FILE - In this Dec. 18, 2011 file photo, Detroit Lions quarterback Matthew Stafford warms ups before an NFL football game against the Oakland Raiders in Oakland, Calif. Stafford had a record-breaking season for the Lions and yet he's more interested in helping the franchise match its number of playoff wins since 1957 on Saturday night, Jan. 7, 2012 at New Orleans.(AP Photo/Marcio Jose Sanchez, File)
ALLEN PARK, Mich. -- Matthew Stafford's golden right arm is an obvious asset, allowing the Detroit Lions quarterback to thread passes into tight spots across the middle or connect with Calvin Johnson in stride deep down the sideline.
Behind the scenes, Stafford's teammates believe he's just as impressive.
Offensive guard Rob Sims marvels at Stafford's ability to tell the other 10 players on offense exactly what he wants them to do on various plays when they gather the night before each game.
Receiver Nate Burleson still can't believe Stafford told him to be ready for a pass on a long crossing pattern when Detroit was facing a third-and-19 against San Diego in Week 16.
"He told me in the huddle, 'Stay alive, I'm coming to you,"' Burleson recalled. "He anticipated the coverage they were going to be in before he even got to the line. Sure enough, I was open and he stepped up in the pocket to make the throw."
Stafford's record-breaking season lifted the Lions to the playoffs for the first time since the 1999 season.
He threw for 5,038 yards and 41 touchdowns, smashing Scott Mitchell's single-season team records
But Stafford is more interested in helping the franchise match its number of playoff victories since winning the 1957 NFL title when they play Saturday night at New Orleans.
"That's the biggest thing," Stafford said.
Stafford can't do it all as his 520-yard, 5-TD performance proved Sunday in a 45-41 shootout loss at Green Bay. It looks as if help is on the way for the Lions.
Starting safety Louis Delmas practiced Tuesday, moving a big step closer to playing for the first time since injuring his right knee on Thanksgiving. The Lions were healthy enough to put their top six defensive backs on the field to prepare for the Drew Brees-led passing attack.
Johnson and rookie Titus Young were limited to watching the workout.
Johnson said he was just resting Achilles tendon ailment, declining to say which one was hurting, and Young insisted he was simply giving his entire body a break.
In hindsight, the Lions got a break when they became the NFL's first -- and still only -- team to go 0-16 because they used the No. 1 pick overall in 2009 to select Stafford and end their decades-long search for a franchise quarterback.
After being limited to just 10 games as a rookie and three last season because of injuries, he bounced back to play in every game during this past regular season to become a candidate for NFL Comeback Player of the Year honors.
His refuse-to-lose moxie helped the Lions become the first team in league history to win four games in a season after losing by at least 13 points, giving them 10 wins for the first time since 1995.
The 23-year-old Stafford, Brees and Hall of Famer Dan Marino are the only ones in league history to throw for 5,000 yards and 40 TDs in a season.

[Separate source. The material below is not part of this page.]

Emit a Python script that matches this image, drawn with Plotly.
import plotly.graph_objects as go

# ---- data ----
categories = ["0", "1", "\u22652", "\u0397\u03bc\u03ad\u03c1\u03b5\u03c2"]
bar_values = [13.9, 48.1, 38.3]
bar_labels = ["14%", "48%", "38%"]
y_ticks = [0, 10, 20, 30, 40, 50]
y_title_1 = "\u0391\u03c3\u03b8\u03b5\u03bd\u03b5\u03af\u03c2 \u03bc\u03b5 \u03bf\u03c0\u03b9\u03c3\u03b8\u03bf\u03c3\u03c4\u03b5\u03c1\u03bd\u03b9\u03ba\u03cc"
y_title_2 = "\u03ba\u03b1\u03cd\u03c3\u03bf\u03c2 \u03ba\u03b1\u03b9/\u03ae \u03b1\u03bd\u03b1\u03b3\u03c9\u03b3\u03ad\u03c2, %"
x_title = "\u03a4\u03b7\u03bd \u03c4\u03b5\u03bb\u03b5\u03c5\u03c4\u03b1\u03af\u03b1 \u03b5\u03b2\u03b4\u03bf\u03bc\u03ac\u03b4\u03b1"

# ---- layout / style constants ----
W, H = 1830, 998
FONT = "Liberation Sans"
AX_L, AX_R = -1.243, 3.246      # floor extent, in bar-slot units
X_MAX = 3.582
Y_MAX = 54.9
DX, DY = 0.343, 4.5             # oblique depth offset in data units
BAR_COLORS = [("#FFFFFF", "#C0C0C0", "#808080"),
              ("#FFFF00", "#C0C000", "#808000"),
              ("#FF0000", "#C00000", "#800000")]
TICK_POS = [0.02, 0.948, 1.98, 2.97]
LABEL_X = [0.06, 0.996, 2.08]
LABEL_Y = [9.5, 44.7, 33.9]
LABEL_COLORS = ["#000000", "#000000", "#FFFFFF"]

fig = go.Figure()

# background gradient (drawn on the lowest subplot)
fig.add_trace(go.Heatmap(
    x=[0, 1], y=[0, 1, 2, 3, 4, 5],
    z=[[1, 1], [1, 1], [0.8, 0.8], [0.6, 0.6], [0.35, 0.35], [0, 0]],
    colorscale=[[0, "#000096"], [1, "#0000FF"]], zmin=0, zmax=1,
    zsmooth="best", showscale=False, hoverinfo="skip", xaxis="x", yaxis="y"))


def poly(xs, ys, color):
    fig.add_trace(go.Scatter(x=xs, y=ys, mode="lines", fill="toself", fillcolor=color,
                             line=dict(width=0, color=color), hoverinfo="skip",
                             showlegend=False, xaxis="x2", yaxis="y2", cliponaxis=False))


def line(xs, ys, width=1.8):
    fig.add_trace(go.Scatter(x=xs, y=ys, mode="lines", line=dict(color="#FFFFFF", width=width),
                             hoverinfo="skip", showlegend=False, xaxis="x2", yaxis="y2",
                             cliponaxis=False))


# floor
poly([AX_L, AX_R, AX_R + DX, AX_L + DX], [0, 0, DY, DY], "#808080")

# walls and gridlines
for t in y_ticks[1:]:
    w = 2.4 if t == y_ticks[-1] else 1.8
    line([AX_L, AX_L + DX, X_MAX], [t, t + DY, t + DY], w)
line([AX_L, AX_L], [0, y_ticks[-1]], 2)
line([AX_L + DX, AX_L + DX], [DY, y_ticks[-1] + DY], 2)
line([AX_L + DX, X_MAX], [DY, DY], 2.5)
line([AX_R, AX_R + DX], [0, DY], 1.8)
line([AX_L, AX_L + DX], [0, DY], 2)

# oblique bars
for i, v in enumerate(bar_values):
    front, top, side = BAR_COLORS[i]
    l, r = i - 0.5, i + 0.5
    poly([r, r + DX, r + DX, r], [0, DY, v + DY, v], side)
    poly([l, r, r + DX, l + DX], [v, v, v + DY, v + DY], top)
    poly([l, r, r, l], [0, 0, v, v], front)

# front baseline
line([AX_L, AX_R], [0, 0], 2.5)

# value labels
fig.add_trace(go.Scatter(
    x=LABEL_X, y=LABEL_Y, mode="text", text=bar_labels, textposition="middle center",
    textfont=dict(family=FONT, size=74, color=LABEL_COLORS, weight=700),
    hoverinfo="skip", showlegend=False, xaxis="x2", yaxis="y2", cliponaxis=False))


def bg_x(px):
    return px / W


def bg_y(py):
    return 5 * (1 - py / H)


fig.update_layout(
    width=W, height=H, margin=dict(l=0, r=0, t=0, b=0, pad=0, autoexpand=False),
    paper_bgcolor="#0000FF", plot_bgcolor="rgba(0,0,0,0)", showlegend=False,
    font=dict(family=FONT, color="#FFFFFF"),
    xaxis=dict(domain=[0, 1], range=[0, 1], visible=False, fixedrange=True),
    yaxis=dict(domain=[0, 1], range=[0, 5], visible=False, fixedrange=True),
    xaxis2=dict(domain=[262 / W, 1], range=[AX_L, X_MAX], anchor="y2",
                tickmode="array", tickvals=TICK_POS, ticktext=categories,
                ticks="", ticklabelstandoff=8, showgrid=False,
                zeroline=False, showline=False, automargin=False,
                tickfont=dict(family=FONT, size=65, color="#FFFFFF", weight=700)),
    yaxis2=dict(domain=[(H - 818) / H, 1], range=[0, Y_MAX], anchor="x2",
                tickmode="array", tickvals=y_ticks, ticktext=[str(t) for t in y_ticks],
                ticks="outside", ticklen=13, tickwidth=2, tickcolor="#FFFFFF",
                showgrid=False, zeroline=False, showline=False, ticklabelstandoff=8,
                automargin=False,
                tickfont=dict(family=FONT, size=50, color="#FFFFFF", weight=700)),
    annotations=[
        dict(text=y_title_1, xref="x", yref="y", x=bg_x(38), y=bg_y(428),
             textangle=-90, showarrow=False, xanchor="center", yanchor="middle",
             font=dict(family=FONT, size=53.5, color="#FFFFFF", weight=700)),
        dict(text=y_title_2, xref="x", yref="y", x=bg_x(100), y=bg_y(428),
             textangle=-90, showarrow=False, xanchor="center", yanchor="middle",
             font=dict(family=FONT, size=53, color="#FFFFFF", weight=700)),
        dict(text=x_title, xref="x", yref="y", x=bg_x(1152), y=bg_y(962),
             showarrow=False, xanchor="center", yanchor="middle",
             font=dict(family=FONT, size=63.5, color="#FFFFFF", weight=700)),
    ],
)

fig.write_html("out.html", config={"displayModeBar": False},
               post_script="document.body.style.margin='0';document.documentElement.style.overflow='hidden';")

"I really didn't know that so few people had done it," Stafford said. "But it was a total team effort."
No one, though, had to force Stafford to spend hours each week watching video of opponents and thinking of ways to come up with plays to pick them apart.
Stafford's father said he's been doing it for years.
His coach, Randy Allen, at Highland Park High School in Texas used poker chips to represent players on offense and defense, then move them to test his promising pupil.
"Before Randy could take his hand off a chip, Matthew was moving his chips around," John Stafford said Tuesday in a telephone interview.
During a recruiting trip to Texas, the future Georgia Bulldog sat in a dark room with then-Longhorns offensive coordinator Greg Davis and coach Mack Brown to study the program's offense.
"Once Davis paused the video and asked Matthew what he'd do," Stafford's father recalled. "Without hesitation, Matthew told him the progression and used their terminology. Davis told him he could start right now because he didn't have a quarterback at the time who could do what he just did.
"Matthew has always loved the chess match part of the game."
Even from afar, other coaches see Stafford has more than just a powerful and accurate arm.
Saints coach Sean Payton answered an open-ended question by starting off saying Stafford has progressed quickly to be one of the better quarterbacks in the league thanks in part to his stature and arm strength and ended by talking about the mental aspect of his repertoire.
"Just as importantly, he has that anticipation you look for in the position," Payton said. "He does a real good job at the line of scrimmage with his checks and audibles.
"What you see is someone playing with a lot of confidence."